White Model C Steam Car Demi-limousine
The bodywork of this White steam car is interchangeable. In the photo, the closed winter body is fitted. For summer, an elegant open coachwork is available.
The bodywork of this White steam car is interchangeable. At the moment the closed winter body is fitted. For summer there is an elegant open coachwork available with beautiful tulip shaped backrests, which at the time were typical of cars in the more expensive class. The car is still completely original, partly thanks to a small incident that already took place in 1908. A fire tube of the steam boiler exploded. The car was towed to the owners house, who built a shed around the car. Only in the 1930s did the White see daylight again. The car was made roadworthy once more and from 1937 into the 1960s it was a regular participant in the London to Brighton Run.
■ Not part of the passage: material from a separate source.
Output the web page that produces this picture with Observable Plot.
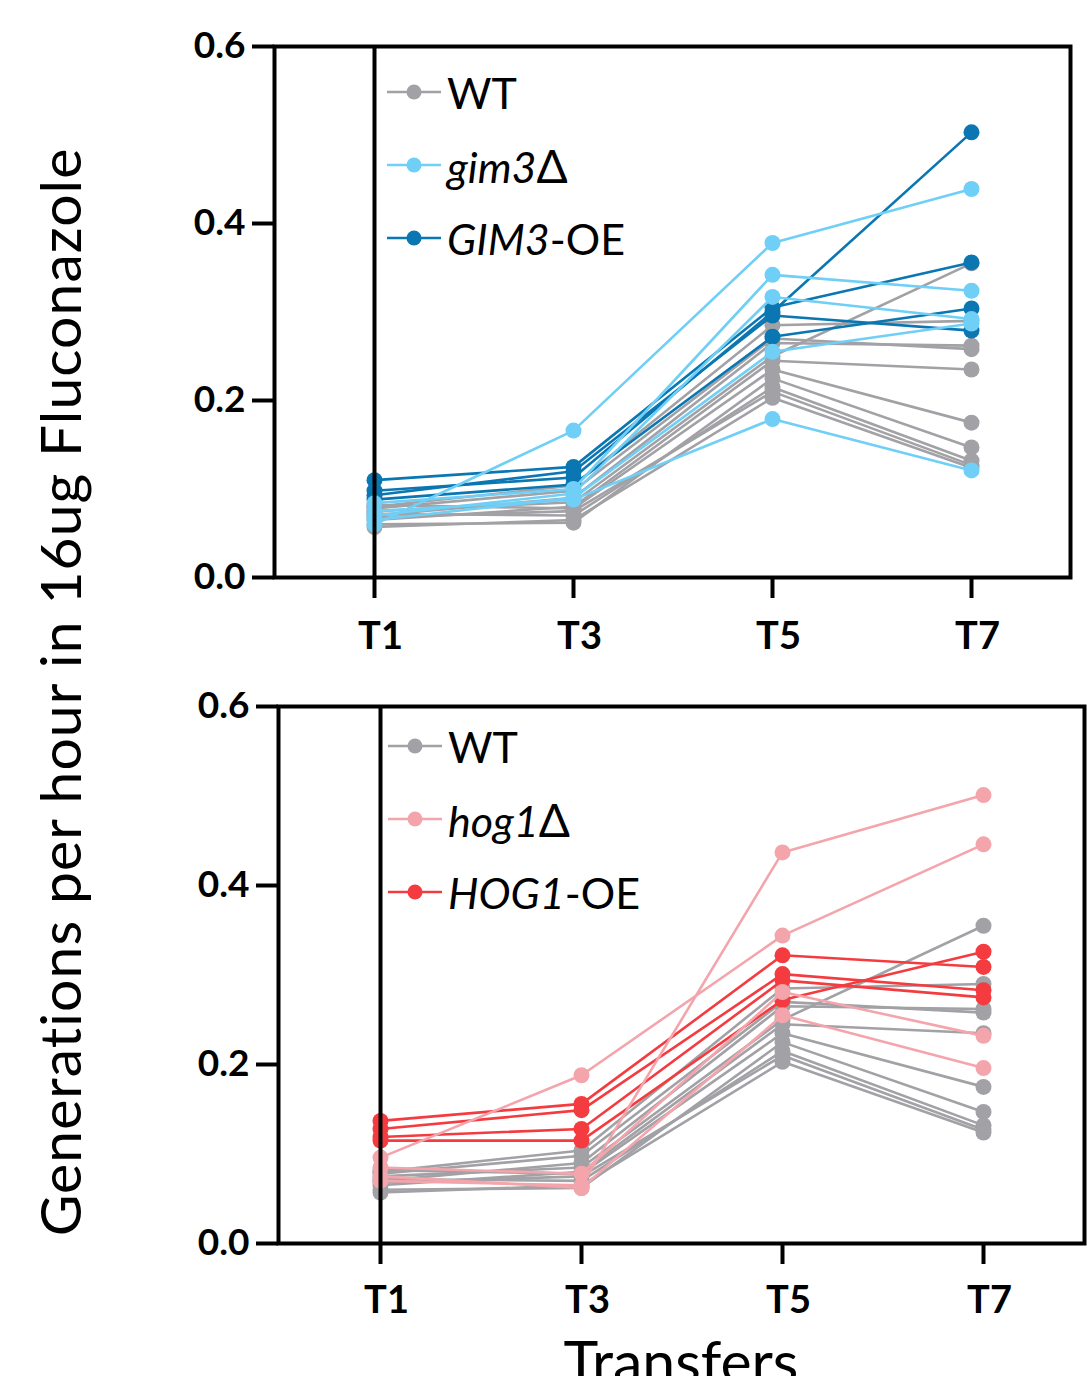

It is the oldest known White with a closed body. The condenser on this compound steam engine condenses the steam and directs it back to the water boiler, increasing the range. The condenser is mounted at the front, where normally the radiator would be. White, from Cleveland, Ohio, distinguished itself from other steam cars because owner Rollin White designed a boiler around the turn of the century that could produce steam very quickly and was also very quiet. The first steam car was immediately called the incomparable White. William H. Cody, better known as Buffalo Bill, was a well known White owner. It also became the first official car of a president of the United States, William Howard Taft.